이클립스로 작성된 다양한 프로젝트들을 의존하는 프로젝트를 생성하는 경우 인코딩 문제로 당황스러울 때가 종종 있다.

만약 여러개의 프로젝트내의 소스 파일들이 각각 다른 인코딩으로 저장되었을 경우 이 것을 한 번에 utf-8 로 바꾸는 방법에 대하여 알아볼 것이다.

1. 텍스트 파일 (혹은 java 파일) 의 인코딩 정보 가져오기

Text 파일 혹은 Java 소스 파일의 인코딩을 확인하는 방법은 여러가지가 있지만 가장 정확하면서 간단한 방법은 바로 juniversalchardet (https://code.google.com/p/juniversalchardet/) 라이브러리를 사용하는 것이다. (무식한? 방법으로는 파일을 읽어서 테스트 하려는 인코딩의 스트링으로 변환하고 character 배열을 받아 0xfffd 문자를 찾는 방법이 있다.)

우선 라이브러리를 다운 받아서 프로젝트에 포함시킨다.

Maven Repository 주소는 아래와 같다. (or 이 곳에서 라이브러리를 다운로드 받을 수 있다.)

http://www.mvnrepository.com/artifact/com.googlecode.juniversalchardet/juniversalchardet/1.0.3

아래 코드는 juniversalchardet 프로젝트 페이지 메인에 나온 샘플 코드를 그대로 옮겨온 것이다.

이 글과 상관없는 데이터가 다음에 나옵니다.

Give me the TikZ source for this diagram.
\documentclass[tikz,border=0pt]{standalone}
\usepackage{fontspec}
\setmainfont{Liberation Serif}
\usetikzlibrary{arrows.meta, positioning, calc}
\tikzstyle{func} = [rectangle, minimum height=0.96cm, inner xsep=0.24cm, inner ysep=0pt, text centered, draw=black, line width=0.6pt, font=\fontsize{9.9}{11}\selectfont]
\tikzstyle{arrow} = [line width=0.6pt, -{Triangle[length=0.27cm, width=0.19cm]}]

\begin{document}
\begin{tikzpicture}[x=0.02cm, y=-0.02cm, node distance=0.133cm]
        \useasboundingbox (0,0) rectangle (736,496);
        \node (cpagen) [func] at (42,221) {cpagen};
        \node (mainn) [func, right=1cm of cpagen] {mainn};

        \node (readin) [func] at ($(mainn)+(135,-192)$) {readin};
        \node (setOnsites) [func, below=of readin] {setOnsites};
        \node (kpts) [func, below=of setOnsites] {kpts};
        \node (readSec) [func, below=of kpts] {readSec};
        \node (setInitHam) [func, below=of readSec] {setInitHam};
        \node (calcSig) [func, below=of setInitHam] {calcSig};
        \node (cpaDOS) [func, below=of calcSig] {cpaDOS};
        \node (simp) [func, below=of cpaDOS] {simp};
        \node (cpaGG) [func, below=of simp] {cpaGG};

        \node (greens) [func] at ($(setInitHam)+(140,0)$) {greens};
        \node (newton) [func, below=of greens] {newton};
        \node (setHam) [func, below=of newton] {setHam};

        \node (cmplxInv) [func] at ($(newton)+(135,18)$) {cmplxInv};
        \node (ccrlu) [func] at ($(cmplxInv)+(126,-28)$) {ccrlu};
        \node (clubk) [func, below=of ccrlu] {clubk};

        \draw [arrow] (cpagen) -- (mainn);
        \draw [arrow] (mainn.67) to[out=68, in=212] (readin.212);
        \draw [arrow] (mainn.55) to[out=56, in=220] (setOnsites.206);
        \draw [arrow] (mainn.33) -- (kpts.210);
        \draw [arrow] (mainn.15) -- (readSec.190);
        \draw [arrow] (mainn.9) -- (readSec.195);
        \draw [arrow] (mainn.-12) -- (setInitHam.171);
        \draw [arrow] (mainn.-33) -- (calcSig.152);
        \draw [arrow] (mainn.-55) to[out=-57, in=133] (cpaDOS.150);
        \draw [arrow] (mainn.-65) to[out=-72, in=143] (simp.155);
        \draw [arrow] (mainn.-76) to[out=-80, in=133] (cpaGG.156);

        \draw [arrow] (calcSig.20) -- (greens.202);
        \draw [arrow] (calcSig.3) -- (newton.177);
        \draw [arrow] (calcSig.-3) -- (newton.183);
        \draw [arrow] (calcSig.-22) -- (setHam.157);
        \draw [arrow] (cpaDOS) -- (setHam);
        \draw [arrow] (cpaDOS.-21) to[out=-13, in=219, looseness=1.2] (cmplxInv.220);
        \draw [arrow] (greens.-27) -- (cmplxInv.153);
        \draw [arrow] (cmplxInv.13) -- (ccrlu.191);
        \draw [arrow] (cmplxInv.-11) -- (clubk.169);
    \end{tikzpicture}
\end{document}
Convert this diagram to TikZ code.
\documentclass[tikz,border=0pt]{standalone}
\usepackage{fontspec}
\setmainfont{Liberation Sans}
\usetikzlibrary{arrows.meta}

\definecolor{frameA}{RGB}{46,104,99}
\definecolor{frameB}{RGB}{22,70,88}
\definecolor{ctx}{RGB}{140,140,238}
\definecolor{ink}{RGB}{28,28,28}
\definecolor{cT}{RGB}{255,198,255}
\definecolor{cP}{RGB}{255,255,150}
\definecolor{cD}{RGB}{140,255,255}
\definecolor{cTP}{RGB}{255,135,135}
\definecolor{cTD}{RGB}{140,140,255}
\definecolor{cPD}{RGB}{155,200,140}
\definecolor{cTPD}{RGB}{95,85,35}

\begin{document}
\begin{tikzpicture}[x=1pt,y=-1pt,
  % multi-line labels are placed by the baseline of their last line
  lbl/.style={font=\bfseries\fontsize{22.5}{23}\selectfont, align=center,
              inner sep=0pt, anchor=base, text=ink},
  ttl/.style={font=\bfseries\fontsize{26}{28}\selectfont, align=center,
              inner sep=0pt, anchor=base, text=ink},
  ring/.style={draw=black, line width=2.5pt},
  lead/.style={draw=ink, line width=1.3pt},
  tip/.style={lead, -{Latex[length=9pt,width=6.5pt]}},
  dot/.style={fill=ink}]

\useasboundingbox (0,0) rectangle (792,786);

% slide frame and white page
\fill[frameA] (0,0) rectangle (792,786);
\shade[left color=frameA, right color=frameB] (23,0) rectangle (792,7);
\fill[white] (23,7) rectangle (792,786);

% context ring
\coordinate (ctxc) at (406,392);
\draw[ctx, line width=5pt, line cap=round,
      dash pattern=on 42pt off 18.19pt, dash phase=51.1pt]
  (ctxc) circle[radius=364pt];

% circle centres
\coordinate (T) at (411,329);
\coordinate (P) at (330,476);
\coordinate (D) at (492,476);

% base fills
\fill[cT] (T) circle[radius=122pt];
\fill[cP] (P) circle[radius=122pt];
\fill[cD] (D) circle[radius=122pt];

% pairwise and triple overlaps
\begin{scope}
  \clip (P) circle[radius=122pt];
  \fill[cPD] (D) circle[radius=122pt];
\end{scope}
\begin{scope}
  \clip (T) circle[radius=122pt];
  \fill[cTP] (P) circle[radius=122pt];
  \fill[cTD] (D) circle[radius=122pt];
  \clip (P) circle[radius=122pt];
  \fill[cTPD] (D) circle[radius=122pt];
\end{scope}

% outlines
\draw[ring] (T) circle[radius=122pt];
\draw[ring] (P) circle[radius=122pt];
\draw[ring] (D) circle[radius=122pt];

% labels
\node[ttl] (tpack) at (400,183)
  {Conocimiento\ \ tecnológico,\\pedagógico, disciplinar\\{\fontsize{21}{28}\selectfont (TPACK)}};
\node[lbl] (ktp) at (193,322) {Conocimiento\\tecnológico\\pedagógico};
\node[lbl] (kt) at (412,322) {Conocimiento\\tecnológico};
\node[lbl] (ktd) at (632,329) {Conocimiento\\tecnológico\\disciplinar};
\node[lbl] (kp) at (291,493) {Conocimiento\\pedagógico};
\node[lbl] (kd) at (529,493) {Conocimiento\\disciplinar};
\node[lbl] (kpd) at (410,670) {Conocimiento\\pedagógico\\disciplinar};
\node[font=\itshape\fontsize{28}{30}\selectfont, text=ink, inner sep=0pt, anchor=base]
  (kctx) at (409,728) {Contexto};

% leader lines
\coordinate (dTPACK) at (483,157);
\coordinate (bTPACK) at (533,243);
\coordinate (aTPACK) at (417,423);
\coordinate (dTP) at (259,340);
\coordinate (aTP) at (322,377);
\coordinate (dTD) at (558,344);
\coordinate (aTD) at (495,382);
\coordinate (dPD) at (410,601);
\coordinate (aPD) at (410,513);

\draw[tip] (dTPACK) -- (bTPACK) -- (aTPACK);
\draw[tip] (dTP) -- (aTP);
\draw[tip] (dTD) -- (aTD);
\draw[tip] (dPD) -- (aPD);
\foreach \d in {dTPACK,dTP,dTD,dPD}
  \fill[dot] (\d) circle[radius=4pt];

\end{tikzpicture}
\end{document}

이렇게 간단한 방법으로 텍스트 파일의 인코딩 정보를 바로 가져올 수 있다.

샘플 코드:

import org.mozilla.universalchardet.UniversalDetector;

public class TestDetector {
  public static void main(String[] args) throws java.io.IOException {
    byte[] buf = new byte[4096];
    String fileName = args[0];
    java.io.FileInputStream fis = new java.io.FileInputStream(fileName);

    UniversalDetector detector = new UniversalDetector(null);

    int nread;
    while ((nread = fis.read(buf)) > 0 && !detector.isDone()) {
      detector.handleData(buf, 0, nread);
    }
    detector.dataEnd();

    String encoding = detector.getDetectedCharset();
    if (encoding != null) {
      System.out.println("Detected encoding = " + encoding);
    } else {
      System.out.println("No encoding detected.");
    }

    detector.reset();
  }
}

2. String 의 인코딩 바꾸기

아래 코드는 "헬로월드!" 라는 문자열을 EUC-KR 로 인코딩하여 출력한다음 다시 UTF-8 로 디코딩하여 출력하는 예제이다.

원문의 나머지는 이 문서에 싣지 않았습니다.